* [Supplied records]:
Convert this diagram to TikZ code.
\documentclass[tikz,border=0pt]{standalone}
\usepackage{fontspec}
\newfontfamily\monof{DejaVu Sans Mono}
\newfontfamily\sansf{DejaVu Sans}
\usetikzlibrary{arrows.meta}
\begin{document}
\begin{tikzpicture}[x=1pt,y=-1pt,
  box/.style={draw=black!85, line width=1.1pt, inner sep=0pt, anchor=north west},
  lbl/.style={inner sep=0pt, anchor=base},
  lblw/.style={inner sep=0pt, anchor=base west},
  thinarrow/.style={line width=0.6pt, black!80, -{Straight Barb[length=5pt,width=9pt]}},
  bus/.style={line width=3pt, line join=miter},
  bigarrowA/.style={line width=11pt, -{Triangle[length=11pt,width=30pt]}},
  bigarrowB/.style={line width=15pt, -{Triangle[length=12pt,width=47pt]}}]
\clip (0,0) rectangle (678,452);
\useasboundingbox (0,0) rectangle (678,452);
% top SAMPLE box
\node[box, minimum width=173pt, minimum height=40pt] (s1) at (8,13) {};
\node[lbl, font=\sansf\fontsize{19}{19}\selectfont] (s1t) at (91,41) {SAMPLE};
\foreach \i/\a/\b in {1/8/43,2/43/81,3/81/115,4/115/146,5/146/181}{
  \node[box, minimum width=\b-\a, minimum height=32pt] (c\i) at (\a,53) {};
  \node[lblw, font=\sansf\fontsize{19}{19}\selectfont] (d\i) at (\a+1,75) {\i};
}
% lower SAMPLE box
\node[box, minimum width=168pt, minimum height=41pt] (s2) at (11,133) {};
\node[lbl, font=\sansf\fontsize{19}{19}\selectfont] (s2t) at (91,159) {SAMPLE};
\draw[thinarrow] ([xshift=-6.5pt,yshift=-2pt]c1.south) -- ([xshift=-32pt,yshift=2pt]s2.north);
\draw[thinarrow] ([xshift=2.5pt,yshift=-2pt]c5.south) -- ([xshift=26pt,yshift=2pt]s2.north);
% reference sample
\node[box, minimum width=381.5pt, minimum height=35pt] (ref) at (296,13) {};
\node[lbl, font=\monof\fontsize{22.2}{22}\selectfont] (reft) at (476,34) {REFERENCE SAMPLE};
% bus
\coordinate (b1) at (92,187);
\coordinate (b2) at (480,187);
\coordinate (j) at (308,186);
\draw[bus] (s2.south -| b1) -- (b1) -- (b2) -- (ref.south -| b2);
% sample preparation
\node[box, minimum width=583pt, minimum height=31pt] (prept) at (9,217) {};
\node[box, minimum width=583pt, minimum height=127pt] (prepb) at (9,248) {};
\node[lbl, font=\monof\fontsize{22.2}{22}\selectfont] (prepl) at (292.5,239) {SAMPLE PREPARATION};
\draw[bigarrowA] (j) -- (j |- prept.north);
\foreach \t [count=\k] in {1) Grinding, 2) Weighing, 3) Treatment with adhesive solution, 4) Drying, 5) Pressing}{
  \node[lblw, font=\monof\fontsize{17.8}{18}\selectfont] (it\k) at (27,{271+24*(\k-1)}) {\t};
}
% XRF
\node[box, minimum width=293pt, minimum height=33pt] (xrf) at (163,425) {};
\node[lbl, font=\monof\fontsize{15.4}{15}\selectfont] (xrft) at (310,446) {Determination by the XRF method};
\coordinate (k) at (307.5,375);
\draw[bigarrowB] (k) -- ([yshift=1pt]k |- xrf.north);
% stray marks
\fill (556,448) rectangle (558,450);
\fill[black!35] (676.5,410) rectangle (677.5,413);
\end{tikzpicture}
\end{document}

...

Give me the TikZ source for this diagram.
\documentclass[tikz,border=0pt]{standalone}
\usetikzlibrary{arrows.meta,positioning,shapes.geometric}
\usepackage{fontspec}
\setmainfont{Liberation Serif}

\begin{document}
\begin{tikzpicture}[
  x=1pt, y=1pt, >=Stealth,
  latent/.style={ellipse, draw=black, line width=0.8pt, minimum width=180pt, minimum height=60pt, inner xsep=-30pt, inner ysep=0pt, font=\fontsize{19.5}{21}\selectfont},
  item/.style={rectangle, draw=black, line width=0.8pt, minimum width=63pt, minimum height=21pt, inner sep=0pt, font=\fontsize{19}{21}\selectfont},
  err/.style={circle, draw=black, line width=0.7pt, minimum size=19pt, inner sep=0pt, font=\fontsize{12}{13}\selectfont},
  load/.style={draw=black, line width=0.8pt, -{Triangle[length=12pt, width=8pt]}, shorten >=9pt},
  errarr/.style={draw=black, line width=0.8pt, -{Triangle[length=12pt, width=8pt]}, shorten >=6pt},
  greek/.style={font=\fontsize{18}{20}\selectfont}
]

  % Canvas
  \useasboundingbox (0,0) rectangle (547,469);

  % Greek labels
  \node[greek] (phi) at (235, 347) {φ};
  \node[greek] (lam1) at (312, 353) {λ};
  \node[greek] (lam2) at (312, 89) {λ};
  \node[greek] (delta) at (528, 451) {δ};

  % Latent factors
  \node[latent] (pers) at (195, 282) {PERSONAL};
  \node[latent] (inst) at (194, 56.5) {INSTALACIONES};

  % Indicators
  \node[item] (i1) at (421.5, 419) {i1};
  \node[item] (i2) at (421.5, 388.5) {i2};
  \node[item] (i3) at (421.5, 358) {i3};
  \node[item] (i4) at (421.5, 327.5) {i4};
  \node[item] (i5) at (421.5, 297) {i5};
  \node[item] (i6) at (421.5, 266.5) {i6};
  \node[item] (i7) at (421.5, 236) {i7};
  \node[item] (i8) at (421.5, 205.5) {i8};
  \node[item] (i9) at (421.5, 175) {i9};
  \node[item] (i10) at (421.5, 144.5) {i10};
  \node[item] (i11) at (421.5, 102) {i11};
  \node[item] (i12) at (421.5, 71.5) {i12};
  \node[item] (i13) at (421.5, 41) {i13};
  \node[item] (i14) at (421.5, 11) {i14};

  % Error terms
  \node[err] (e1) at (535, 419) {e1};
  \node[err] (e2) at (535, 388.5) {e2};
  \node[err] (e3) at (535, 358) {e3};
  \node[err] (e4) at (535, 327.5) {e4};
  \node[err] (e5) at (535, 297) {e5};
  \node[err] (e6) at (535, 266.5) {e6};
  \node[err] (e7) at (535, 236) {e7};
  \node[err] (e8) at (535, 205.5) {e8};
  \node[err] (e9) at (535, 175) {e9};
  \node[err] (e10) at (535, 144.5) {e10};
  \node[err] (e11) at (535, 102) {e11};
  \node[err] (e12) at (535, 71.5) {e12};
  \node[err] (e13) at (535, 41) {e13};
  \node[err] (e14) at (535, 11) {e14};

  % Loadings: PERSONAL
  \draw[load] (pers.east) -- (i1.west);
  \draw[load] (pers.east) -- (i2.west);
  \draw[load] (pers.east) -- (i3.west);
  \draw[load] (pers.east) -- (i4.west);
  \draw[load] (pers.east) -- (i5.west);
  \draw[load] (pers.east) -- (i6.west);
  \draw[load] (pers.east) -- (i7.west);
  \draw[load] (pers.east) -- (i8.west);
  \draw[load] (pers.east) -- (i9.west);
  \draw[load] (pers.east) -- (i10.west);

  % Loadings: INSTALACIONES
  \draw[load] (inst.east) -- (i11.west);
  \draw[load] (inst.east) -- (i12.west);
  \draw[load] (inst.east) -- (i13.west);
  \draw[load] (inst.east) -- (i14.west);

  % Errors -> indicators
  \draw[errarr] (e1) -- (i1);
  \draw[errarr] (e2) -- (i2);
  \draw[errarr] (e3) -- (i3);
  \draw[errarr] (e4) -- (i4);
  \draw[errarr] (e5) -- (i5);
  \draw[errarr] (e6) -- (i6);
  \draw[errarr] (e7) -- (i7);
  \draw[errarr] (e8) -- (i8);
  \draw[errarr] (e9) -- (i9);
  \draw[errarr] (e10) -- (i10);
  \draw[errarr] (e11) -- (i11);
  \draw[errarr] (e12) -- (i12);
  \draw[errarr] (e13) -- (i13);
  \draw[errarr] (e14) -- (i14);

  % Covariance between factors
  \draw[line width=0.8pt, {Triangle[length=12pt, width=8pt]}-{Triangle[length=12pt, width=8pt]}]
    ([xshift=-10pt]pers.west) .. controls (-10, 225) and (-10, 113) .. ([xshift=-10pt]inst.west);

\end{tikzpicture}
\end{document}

...

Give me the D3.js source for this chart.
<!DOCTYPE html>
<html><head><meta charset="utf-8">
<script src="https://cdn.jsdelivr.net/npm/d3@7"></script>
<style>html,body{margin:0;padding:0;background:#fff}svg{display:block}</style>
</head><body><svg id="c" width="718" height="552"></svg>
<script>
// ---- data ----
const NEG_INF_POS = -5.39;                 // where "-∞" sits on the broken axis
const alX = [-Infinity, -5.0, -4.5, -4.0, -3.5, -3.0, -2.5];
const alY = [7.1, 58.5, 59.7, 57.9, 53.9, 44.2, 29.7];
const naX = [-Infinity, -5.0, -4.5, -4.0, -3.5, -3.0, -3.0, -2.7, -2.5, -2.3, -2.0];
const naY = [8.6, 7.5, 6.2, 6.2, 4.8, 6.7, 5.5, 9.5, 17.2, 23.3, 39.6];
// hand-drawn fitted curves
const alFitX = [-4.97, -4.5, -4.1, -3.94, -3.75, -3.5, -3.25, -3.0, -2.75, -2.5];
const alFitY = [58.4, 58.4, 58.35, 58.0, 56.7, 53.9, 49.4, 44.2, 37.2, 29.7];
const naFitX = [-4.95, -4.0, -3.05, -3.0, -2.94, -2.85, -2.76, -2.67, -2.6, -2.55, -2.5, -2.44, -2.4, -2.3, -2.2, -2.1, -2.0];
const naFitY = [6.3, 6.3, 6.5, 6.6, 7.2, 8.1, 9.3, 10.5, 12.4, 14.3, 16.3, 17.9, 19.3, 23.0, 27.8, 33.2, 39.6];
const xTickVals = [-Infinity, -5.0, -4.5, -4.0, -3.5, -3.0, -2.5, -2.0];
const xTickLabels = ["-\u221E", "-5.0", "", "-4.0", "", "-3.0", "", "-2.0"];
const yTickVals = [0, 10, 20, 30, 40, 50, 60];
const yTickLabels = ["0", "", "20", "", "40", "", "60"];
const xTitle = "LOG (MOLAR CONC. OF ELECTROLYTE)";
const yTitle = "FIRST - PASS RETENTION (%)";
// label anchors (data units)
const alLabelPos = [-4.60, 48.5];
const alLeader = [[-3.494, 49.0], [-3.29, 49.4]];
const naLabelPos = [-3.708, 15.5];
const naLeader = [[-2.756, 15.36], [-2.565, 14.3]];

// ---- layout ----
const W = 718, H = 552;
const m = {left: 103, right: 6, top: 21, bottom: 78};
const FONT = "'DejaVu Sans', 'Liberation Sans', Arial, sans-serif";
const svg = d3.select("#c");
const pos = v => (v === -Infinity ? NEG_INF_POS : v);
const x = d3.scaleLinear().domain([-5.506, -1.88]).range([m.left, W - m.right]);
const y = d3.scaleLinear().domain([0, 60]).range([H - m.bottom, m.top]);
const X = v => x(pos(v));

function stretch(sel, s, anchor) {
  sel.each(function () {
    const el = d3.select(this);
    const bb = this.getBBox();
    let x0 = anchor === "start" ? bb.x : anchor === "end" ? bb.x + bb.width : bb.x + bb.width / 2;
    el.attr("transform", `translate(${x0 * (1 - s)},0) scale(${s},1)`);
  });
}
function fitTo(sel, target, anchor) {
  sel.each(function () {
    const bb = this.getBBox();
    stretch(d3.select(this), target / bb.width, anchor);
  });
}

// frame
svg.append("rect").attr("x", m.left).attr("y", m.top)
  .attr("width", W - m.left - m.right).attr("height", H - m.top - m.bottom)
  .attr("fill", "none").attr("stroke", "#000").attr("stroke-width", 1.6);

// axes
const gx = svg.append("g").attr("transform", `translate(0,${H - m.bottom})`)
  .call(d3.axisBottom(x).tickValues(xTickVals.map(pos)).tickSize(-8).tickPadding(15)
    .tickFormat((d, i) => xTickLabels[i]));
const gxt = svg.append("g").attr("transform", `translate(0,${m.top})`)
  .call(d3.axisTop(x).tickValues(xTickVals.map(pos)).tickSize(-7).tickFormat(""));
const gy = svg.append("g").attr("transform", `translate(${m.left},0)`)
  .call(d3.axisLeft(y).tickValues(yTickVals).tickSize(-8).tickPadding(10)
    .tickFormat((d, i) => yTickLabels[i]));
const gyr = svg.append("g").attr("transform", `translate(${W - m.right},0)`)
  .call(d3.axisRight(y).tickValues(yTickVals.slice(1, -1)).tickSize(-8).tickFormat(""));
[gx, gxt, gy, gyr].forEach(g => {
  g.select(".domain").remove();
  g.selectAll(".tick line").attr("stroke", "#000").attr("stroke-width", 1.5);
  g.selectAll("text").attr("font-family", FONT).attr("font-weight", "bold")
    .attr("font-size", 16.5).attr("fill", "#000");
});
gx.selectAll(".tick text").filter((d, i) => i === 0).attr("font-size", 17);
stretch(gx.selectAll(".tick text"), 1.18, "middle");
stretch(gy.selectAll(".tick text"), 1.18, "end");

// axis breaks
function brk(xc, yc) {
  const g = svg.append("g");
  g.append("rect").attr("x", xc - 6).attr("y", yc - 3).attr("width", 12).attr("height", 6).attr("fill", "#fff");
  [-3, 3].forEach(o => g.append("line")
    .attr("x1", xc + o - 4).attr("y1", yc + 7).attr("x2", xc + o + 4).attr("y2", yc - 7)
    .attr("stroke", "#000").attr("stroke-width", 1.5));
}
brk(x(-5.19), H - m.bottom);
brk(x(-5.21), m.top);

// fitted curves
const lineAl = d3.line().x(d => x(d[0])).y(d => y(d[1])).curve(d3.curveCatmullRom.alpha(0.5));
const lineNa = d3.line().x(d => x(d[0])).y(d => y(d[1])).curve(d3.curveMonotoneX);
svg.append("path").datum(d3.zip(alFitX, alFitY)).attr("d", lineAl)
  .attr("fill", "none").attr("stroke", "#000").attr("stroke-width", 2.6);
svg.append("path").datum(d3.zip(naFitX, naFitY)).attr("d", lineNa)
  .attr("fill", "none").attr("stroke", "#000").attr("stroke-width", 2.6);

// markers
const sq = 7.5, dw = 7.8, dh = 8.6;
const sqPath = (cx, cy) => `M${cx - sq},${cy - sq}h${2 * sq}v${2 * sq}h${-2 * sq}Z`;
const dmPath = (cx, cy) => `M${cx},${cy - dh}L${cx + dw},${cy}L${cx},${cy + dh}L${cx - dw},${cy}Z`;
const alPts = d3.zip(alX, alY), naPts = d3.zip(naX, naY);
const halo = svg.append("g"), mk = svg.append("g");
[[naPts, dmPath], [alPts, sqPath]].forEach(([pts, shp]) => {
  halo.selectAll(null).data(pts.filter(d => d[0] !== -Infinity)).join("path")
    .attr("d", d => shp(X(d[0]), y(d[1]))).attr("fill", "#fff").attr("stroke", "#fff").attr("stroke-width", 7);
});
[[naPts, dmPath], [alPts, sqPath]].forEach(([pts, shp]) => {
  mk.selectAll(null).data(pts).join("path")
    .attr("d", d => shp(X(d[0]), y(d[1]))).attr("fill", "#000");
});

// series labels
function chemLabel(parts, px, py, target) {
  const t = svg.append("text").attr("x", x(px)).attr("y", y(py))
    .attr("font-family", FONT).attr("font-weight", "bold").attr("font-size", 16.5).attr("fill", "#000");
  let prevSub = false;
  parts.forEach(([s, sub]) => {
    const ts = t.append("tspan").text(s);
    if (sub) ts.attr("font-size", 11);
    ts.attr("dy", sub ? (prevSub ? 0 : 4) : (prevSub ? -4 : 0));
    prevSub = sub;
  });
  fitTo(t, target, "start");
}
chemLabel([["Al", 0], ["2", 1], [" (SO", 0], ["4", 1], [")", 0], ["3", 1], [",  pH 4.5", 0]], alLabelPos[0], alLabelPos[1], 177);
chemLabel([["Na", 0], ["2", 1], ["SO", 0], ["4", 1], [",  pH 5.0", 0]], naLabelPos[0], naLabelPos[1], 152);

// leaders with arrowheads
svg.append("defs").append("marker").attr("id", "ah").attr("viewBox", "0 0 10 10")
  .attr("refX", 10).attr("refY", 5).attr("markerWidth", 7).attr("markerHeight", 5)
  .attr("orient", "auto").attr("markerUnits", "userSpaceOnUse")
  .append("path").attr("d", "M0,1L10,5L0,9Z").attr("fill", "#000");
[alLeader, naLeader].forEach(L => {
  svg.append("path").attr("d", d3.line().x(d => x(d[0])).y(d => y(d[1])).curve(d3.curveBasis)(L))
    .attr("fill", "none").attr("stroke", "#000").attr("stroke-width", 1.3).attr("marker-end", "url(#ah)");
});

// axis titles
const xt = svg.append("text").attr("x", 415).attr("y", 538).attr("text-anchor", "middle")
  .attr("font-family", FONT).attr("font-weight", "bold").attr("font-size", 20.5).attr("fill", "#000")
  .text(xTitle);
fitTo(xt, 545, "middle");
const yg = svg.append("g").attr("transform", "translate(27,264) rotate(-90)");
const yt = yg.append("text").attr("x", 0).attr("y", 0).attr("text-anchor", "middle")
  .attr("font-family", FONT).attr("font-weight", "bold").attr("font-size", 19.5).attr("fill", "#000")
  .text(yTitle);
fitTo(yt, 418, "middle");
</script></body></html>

* [What to work on]:
Write the lines again exactly, beginning at the line that has "Give me the D3.js source for this chart." and stopping after the line that has "const naLeader = [[-2.756, 15.36], [-2.565, 14.3]];"; include no other lines.

* [Result]:
Give me the D3.js source for this chart.
<!DOCTYPE html>
<html><head><meta charset="utf-8">
<script src="https://cdn.jsdelivr.net/npm/d3@7"></script>
<style>html,body{margin:0;padding:0;background:#fff}svg{display:block}</style>
</head><body><svg id="c" width="718" height="552"></svg>
<script>
// ---- data ----
const NEG_INF_POS = -5.39;                 // where "-∞" sits on the broken axis
const alX = [-Infinity, -5.0, -4.5, -4.0, -3.5, -3.0, -2.5];
const alY = [7.1, 58.5, 59.7, 57.9, 53.9, 44.2, 29.7];
const naX = [-Infinity, -5.0, -4.5, -4.0, -3.5, -3.0, -3.0, -2.7, -2.5, -2.3, -2.0];
const naY = [8.6, 7.5, 6.2, 6.2, 4.8, 6.7, 5.5, 9.5, 17.2, 23.3, 39.6];
// hand-drawn fitted curves
const alFitX = [-4.97, -4.5, -4.1, -3.94, -3.75, -3.5, -3.25, -3.0, -2.75, -2.5];
const alFitY = [58.4, 58.4, 58.35, 58.0, 56.7, 53.9, 49.4, 44.2, 37.2, 29.7];
const naFitX = [-4.95, -4.0, -3.05, -3.0, -2.94, -2.85, -2.76, -2.67, -2.6, -2.55, -2.5, -2.44, -2.4, -2.3, -2.2, -2.1, -2.0];
const naFitY = [6.3, 6.3, 6.5, 6.6, 7.2, 8.1, 9.3, 10.5, 12.4, 14.3, 16.3, 17.9, 19.3, 23.0, 27.8, 33.2, 39.6];
const xTickVals = [-Infinity, -5.0, -4.5, -4.0, -3.5, -3.0, -2.5, -2.0];
const xTickLabels = ["-\u221E", "-5.0", "", "-4.0", "", "-3.0", "", "-2.0"];
const yTickVals = [0, 10, 20, 30, 40, 50, 60];
const yTickLabels = ["0", "", "20", "", "40", "", "60"];
const xTitle = "LOG (MOLAR CONC. OF ELECTROLYTE)";
const yTitle = "FIRST - PASS RETENTION (%)";
// label anchors (data units)
const alLabelPos = [-4.60, 48.5];
const alLeader = [[-3.494, 49.0], [-3.29, 49.4]];
const naLabelPos = [-3.708, 15.5];
const naLeader = [[-2.756, 15.36], [-2.565, 14.3]];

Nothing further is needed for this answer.